What has changed and why?
Major reforms to Australia’s insolvency laws were recently passed making ipso facto clauses unenforceable in certain insolvency procedures.
The reforms have been made so that contractors will still be able to receive benefits under the contract whilst in an insolvency administration, providing them with an opportunity to turn their business around.
Ipso facto clauses are terms in a contract, which deem an event to have occurred by reason of some other event having occurred. The most common form of these clauses are contained in the default provisions in contracts, which deem a default to have occurred should, for instance, a party have entered some form of insolvency proceeding (e.g. receivership or voluntary administration).
Recent amendments to the Corporations Act, which commence on 1 July 2018, impose a stay upon a party’s right to rely upon the fact when a corporation has:
- had a received appointed;
- had a managing controller appointed;
- entered voluntary administration;
- announced it intends to propose a scheme of arrangement due to possible insolvency.

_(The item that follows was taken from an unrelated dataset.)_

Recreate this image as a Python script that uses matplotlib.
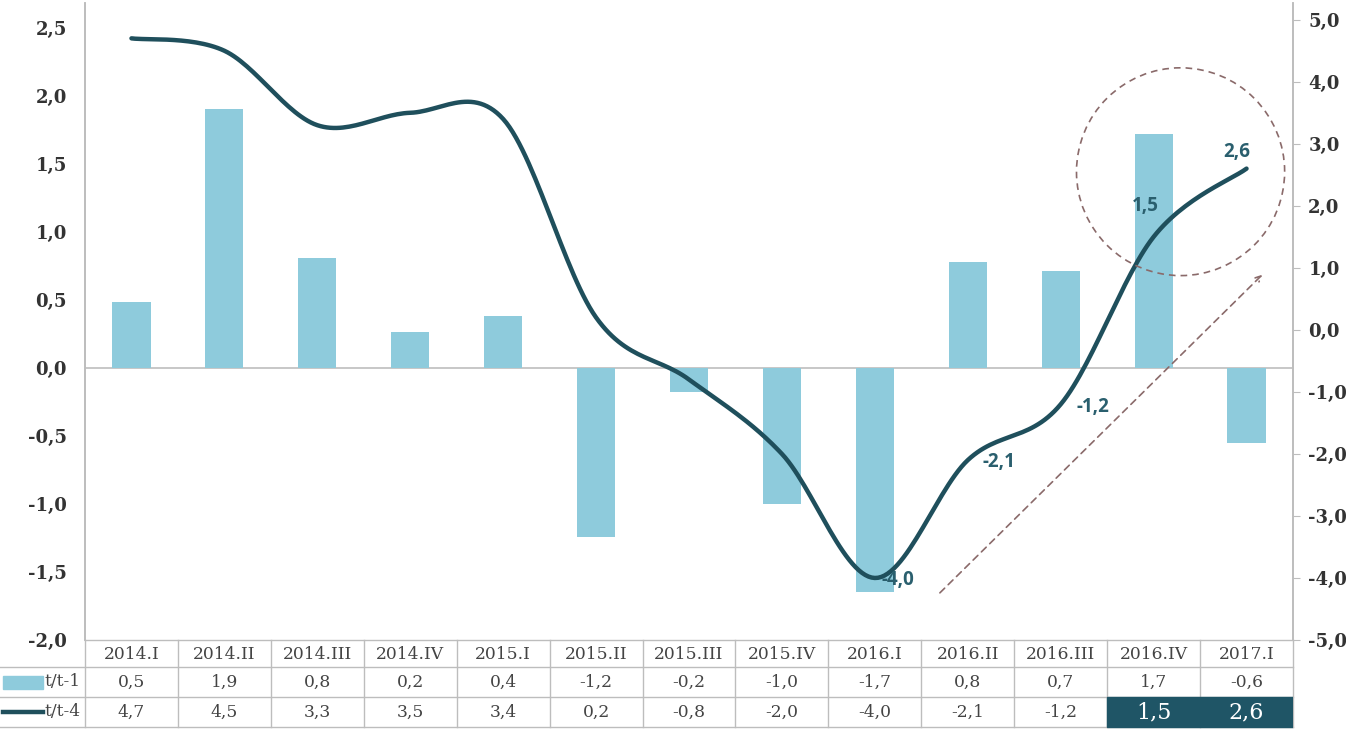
import numpy as np
import matplotlib
matplotlib.use("Agg")
import matplotlib.pyplot as plt
from matplotlib.patches import Ellipse, Rectangle

categories = ["2014.I", "2014.II", "2014.III", "2014.IV", "2015.I", "2015.II", "2015.III",
              "2015.IV", "2016.I", "2016.II", "2016.III", "2016.IV", "2017.I"]
qoq = [0.48, 1.90, 0.81, 0.26, 0.38, -1.24, -0.18, -1.00, -1.65, 0.78, 0.71, 1.72, -0.55]
yoy = [4.7, 4.5, 3.3, 3.5, 3.4, 0.2, -0.8, -2.0, -4.0, -2.1, -1.2, 1.5, 2.6]
qoq_labels = ["0,5", "1,9", "0,8", "0,2", "0,4", "-1,2", "-0,2", "-1,0", "-1,7", "0,8", "0,7", "1,7", "-0,6"]
yoy_labels = ["4,7", "4,5", "3,3", "3,5", "3,4", "0,2", "-0,8", "-2,0", "-4,0", "-2,1", "-1,2", "1,5", "2,6"]
left_ticks = [-2.0, -1.5, -1.0, -0.5, 0.0, 0.5, 1.0, 1.5, 2.0, 2.5]
right_ticks = [-5.0, -4.0, -3.0, -2.0, -1.0, 0.0, 1.0, 2.0, 3.0, 4.0, 5.0]
row_names = ["t/t-1", "t/t-4"]

BAR = "#8ecbdc"
LINE = "#1f4f5c"
HIL = "#1f5566"
GRID = "#bdbdbd"
ANN = "#8a6a6a"
TXT = "#333333"

W, H = 1346, 729
fig = plt.figure(figsize=(W / 100, H / 100), dpi=100)
x0, x1, ytop, ybot = 85, 1293, 3, 640
ax = fig.add_axes([x0 / W, 1 - ybot / H, (x1 - x0) / W, (ybot - ytop) / H])
ax2 = ax.twinx()

n = len(categories)
x = np.arange(n)
ax.bar(x, qoq, width=0.41, color=BAR, zorder=2)
ax.set_xlim(-0.5, n - 0.5)
ax.set_ylim(-2.0, 2.68)
ax2.set_ylim(-5.0, 5.27)
ax.axhline(0, color=GRID, lw=1.2, zorder=1)

# smooth line (Catmull-Rom style, like Excel smoothing)
def smooth(xs, ys, steps=30):
    xs = np.asarray(xs, float); ys = np.asarray(ys, float)
    px = np.concatenate([[xs[0]], xs, [xs[-1]]])
    py = np.concatenate([[ys[0]], ys, [ys[-1]]])
    ox, oy = [], []
    for i in range(1, len(px) - 2):
        p0 = np.array([px[i - 1], py[i - 1]]); p1 = np.array([px[i], py[i]])
        p2 = np.array([px[i + 1], py[i + 1]]); p3 = np.array([px[i + 2], py[i + 2]])
        c1 = p1 + (p2 - p0) / 6.0
        c2 = p2 - (p3 - p1) / 6.0
        t = np.linspace(0, 1, steps)[:, None]
        b = (1 - t) ** 3 * p1 + 3 * (1 - t) ** 2 * t * c1 + 3 * (1 - t) * t ** 2 * c2 + t ** 3 * p2
        ox.extend(b[:, 0]); oy.extend(b[:, 1])
    return np.array(ox), np.array(oy)

sx, sy = smooth(x, yoy)
ax2.plot(sx, sy, color=LINE, lw=3.2, solid_capstyle="round", zorder=3)

# data labels
lab_font = dict(family="Open Sans", weight="bold", size=13.5, color="#2a5f6e")
for i, off, ha in [(8, (7, -2), "left"), (9, (15, -2), "left"), (10, (16, -3), "left"),
                   (11, (-8, 31), "center"), (12, (-10, 17), "center")]:
    ax2.annotate(yoy_labels[i], (x[i], yoy[i]), xytext=off, textcoords="offset pixels",
                 ha=ha, va="center", zorder=5, **lab_font)

# dashed circle and arrow
ax2.add_patch(Ellipse((11.29, 2.55), 2.24, 3.35, fill=False, ec=ANN, lw=1.2,
                      ls=(0, (4, 3)), zorder=4))
ax2.annotate("", xy=(12.17, 0.89), xytext=(8.70, -4.24),
             arrowprops=dict(arrowstyle="->", color=ANN, lw=1.2, ls=(0, (4, 3)),
                             shrinkA=0, shrinkB=0))

# axes styling
for a in (ax, ax2):
    a.spines["top"].set_visible(False)
    a.spines["bottom"].set_visible(False)
    a.spines["left"].set_color(GRID)
    a.spines["right"].set_color(GRID)
    a.spines["left"].set_linewidth(1.2)
    a.spines["right"].set_linewidth(1.2)
ax.set_xticks([])
ax.set_yticks(left_ticks)
ax.set_yticklabels([f"{v:.1f}".replace(".", ",") for v in left_ticks])
ax.tick_params(axis="y", length=0, pad=13, labelsize=13, labelcolor=TXT)
ax2.set_yticks(right_ticks)
ax2.set_yticklabels([f"{v:.1f}".replace(".", ",") for v in right_ticks])
ax2.tick_params(axis="y", length=5, color=GRID, pad=6, labelsize=13, labelcolor=TXT)
for lab in ax.get_yticklabels() + ax2.get_yticklabels():
    lab.set_fontfamily("DejaVu Serif")
    lab.set_fontweight("bold")

# data table
tb = fig.add_axes([x0 / W, 0, (x1 - x0) / W, (H - ybot) / H])
tb.set_xlim(-0.5, n - 0.5)
tb.set_ylim(H, ybot)
tb.axis("off")
rows = [640, 667, 697, 727]
tfont = dict(family="DejaVu Serif", size=12.3, color="#444444")
u = (x1 - x0) / n  # px per category
def px2c(p):
    return -0.5 + (p - x0) / u
for r in rows:
    tb.plot([px2c(0) if r != 640 else -0.5, n - 0.5], [r, r], color=GRID, lw=1, clip_on=False)
for b in np.arange(n + 1) - 0.5:
    tb.plot([b, b], [rows[0], rows[-1]], color=GRID, lw=1, clip_on=False)
for i in range(n):
    tb.text(x[i], (rows[0] + rows[1]) / 2 + 1, categories[i], ha="center", va="center", **tfont)
    tb.text(x[i], (rows[1] + rows[2]) / 2, qoq_labels[i], ha="center", va="center", **tfont)
    if i >= 11:
        tb.add_patch(Rectangle((i - 0.5, rows[2]), 1, rows[3] - rows[2], color=HIL, zorder=3))
        tb.text(x[i], (rows[2] + rows[3]) / 2, yoy_labels[i], ha="center", va="center",
                family="DejaVu Serif", size=16, color="white", zorder=4)
    else:
        tb.text(x[i], (rows[2] + rows[3]) / 2, yoy_labels[i], ha="center", va="center", **tfont)

# row labels with legend keys
tb.add_patch(Rectangle((px2c(3), 676), px2c(43) - px2c(3), 13, color=BAR, clip_on=False))
tb.plot([px2c(3), px2c(43)], [712, 712], color=LINE, lw=3.2, clip_on=False)
tb.text(px2c(44), (rows[1] + rows[2]) / 2, row_names[0], ha="left", va="center", **tfont)
tb.text(px2c(44), (rows[2] + rows[3]) / 2, row_names[1], ha="left", va="center", **tfont)

fig.savefig("out.png", dpi=100)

The stay prevents a party from relying upon any of the above facts, or the corporation’s financial position should any of the above events have occurred. The stay that operates, is during the period of the receivership, voluntary administration or period under which the company is subject to a managing controller. In the case of a scheme of arrangement, the stay operates for an initial period of three months following the announcement of a proposal and can be extended by Court order.
The Supreme Court of each State and the Federal Court of Australia have the power to waive the operation of these provisions. In addition, statutory exceptions in relation to types of contracts and companies to which they apply may be contained in the Regulations (which are still to be proclaimed).
We recommend that clients review all their current standard form contracts and, in particular, contractual clauses that deal with termination, insolvency, breach, retention and security to ensure that their interests are protected to the extent permissible under the new legislation. For example, it may be possible to expand on performance requirements or events of default which could be relied upon by you should one of the above insolvency events occur in relation to another party to your contract, in order to lower risk. Any new clauses must be carefully drafted so as to not breach the amending legislation or other laws applicable.
In addition, all your procedures should be reviewed for the purposes of ensuring that you do not breach the above provisions post 1 July 2018.
These changes are a significant policy shift from the previous regime, and require a rethink of all contract drafting in respect of those contracts that extend beyond 1 July 2018. A carefully drafted contract that addresses the potential risks to the company is the best way to protect your company’s interests against undue economic pressure that can occur if a counterparty enters an insolvency administration (other than liquidation) or other event that will prevent the use of ipso facto clauses, particularly the right to terminate.